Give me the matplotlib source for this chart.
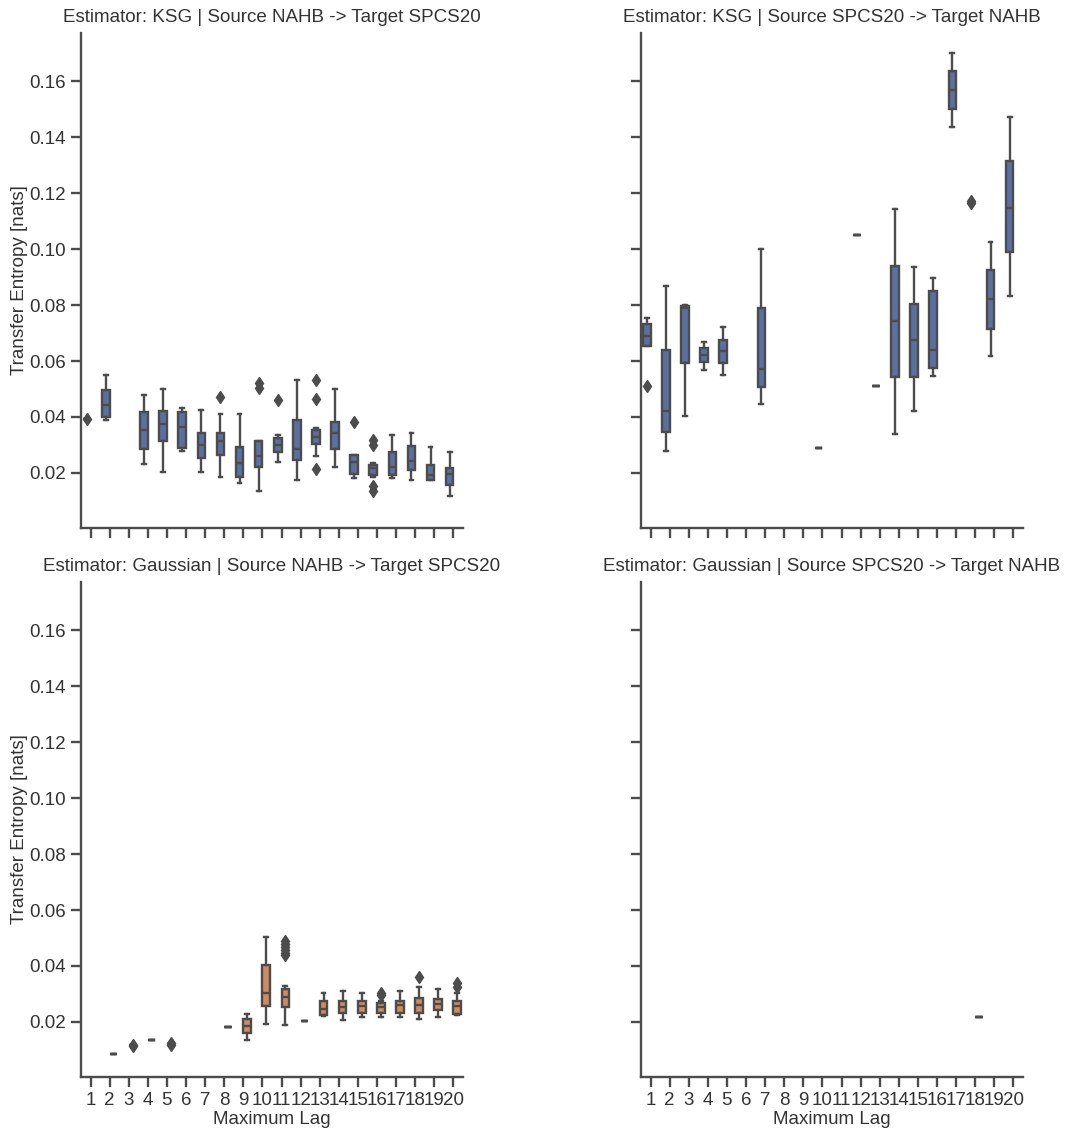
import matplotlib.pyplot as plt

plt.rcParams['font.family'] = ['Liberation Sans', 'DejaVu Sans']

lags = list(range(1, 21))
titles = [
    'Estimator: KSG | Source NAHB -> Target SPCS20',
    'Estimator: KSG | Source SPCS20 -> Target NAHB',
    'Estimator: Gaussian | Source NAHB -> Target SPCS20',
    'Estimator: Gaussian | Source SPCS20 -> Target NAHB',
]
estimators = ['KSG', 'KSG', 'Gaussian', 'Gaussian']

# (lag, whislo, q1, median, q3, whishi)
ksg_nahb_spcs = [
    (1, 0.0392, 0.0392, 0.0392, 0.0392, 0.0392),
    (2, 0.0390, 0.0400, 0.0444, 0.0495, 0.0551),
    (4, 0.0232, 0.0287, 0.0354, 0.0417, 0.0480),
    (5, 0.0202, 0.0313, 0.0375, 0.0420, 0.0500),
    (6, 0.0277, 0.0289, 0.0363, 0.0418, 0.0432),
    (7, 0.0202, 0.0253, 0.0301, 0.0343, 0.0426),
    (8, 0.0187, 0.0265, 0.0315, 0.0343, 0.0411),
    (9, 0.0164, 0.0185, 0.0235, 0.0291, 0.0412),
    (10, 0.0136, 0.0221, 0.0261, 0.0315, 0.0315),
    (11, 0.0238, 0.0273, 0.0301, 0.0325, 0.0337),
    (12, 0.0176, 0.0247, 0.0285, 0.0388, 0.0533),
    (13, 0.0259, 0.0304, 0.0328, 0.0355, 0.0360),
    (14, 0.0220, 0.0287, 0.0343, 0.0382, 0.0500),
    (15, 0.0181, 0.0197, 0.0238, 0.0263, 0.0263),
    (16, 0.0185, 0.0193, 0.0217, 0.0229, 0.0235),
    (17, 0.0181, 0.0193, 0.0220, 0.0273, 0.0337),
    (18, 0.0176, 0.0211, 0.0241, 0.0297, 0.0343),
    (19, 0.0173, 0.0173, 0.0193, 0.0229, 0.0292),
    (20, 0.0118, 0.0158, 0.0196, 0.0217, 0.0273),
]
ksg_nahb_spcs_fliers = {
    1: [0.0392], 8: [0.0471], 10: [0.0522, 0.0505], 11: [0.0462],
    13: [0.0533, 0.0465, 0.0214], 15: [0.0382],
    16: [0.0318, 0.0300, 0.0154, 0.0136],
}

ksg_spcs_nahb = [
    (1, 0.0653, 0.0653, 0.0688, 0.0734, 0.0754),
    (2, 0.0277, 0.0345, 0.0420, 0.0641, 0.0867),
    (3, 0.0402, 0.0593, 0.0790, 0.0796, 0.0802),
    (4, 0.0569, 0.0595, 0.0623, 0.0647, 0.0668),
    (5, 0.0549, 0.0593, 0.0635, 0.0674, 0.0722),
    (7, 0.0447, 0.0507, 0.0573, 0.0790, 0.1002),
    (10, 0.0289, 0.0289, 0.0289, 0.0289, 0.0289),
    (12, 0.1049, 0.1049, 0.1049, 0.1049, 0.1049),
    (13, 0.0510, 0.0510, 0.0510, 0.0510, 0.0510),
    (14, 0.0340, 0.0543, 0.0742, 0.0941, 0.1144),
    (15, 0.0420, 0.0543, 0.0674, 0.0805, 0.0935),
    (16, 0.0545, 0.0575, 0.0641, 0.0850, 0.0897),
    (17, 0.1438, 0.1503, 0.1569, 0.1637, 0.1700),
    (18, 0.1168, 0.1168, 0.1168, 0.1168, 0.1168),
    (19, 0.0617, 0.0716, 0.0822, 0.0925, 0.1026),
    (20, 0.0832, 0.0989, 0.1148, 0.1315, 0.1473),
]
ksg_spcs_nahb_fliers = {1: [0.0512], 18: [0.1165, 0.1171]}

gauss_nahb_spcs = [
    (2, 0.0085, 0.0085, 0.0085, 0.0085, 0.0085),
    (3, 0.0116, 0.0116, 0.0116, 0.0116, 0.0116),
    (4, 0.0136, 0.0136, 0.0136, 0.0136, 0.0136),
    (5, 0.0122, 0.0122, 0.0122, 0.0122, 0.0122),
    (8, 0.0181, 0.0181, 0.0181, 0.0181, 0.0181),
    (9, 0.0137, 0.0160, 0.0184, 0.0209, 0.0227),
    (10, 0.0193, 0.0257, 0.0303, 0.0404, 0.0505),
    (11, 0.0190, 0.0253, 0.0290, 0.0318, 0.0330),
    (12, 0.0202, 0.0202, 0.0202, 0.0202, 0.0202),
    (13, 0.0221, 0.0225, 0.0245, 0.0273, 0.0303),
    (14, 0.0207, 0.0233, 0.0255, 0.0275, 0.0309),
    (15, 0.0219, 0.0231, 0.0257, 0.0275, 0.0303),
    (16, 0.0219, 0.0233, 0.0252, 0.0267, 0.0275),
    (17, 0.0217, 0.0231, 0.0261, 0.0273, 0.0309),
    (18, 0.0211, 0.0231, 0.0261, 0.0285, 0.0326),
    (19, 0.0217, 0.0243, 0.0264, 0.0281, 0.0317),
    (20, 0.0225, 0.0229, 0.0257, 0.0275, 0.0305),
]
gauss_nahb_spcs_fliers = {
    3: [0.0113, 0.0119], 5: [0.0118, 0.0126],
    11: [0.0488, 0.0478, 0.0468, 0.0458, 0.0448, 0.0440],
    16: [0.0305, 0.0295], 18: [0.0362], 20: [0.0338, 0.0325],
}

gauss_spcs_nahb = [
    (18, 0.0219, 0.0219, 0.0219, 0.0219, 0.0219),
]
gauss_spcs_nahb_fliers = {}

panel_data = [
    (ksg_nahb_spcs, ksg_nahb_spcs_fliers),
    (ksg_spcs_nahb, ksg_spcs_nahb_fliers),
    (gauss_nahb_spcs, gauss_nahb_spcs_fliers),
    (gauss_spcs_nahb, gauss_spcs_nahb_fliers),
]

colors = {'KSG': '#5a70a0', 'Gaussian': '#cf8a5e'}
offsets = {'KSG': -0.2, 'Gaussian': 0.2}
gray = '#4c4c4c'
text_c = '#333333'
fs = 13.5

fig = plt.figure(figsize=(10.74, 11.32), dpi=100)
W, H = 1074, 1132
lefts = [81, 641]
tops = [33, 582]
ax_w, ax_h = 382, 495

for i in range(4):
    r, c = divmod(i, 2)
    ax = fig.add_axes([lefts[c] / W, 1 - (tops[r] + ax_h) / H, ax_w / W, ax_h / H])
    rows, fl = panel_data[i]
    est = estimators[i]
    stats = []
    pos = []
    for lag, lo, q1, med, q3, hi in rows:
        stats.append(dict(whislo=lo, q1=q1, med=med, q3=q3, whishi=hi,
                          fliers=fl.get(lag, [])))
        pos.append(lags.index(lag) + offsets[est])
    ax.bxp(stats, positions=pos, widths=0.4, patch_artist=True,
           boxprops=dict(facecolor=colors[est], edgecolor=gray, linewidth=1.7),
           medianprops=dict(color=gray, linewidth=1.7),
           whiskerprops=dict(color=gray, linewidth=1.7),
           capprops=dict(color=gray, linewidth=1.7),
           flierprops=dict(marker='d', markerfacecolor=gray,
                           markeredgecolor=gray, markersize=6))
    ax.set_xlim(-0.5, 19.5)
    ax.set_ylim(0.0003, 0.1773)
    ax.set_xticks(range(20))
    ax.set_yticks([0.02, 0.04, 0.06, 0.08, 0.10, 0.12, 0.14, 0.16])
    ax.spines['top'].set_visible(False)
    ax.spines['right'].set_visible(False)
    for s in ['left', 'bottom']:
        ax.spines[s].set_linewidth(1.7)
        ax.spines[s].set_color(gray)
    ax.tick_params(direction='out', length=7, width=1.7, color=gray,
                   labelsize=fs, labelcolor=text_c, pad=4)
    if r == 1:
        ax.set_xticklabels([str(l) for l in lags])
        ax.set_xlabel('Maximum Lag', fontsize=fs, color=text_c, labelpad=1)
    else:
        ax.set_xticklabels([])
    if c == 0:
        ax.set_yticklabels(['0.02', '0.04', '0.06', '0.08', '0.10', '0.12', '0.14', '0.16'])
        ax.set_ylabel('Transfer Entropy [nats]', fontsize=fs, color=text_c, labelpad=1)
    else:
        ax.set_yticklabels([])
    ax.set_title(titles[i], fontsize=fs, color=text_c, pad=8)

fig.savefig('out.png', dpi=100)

· · ·

* **What needs to be done**
Return only the lines running from the top of the data to the line that holds "estimators = ['KSG', 'KSG', 'Gaussian', 'Gaussian']". Include both of those lines, but skip the pictures.

* **Answer to this problem**
Give me the matplotlib source for this chart.
import matplotlib.pyplot as plt

plt.rcParams['font.family'] = ['Liberation Sans', 'DejaVu Sans']

lags = list(range(1, 21))
titles = [
    'Estimator: KSG | Source NAHB -> Target SPCS20',
    'Estimator: KSG | Source SPCS20 -> Target NAHB',
    'Estimator: Gaussian | Source NAHB -> Target SPCS20',
    'Estimator: Gaussian | Source SPCS20 -> Target NAHB',
]
estimators = ['KSG', 'KSG', 'Gaussian', 'Gaussian']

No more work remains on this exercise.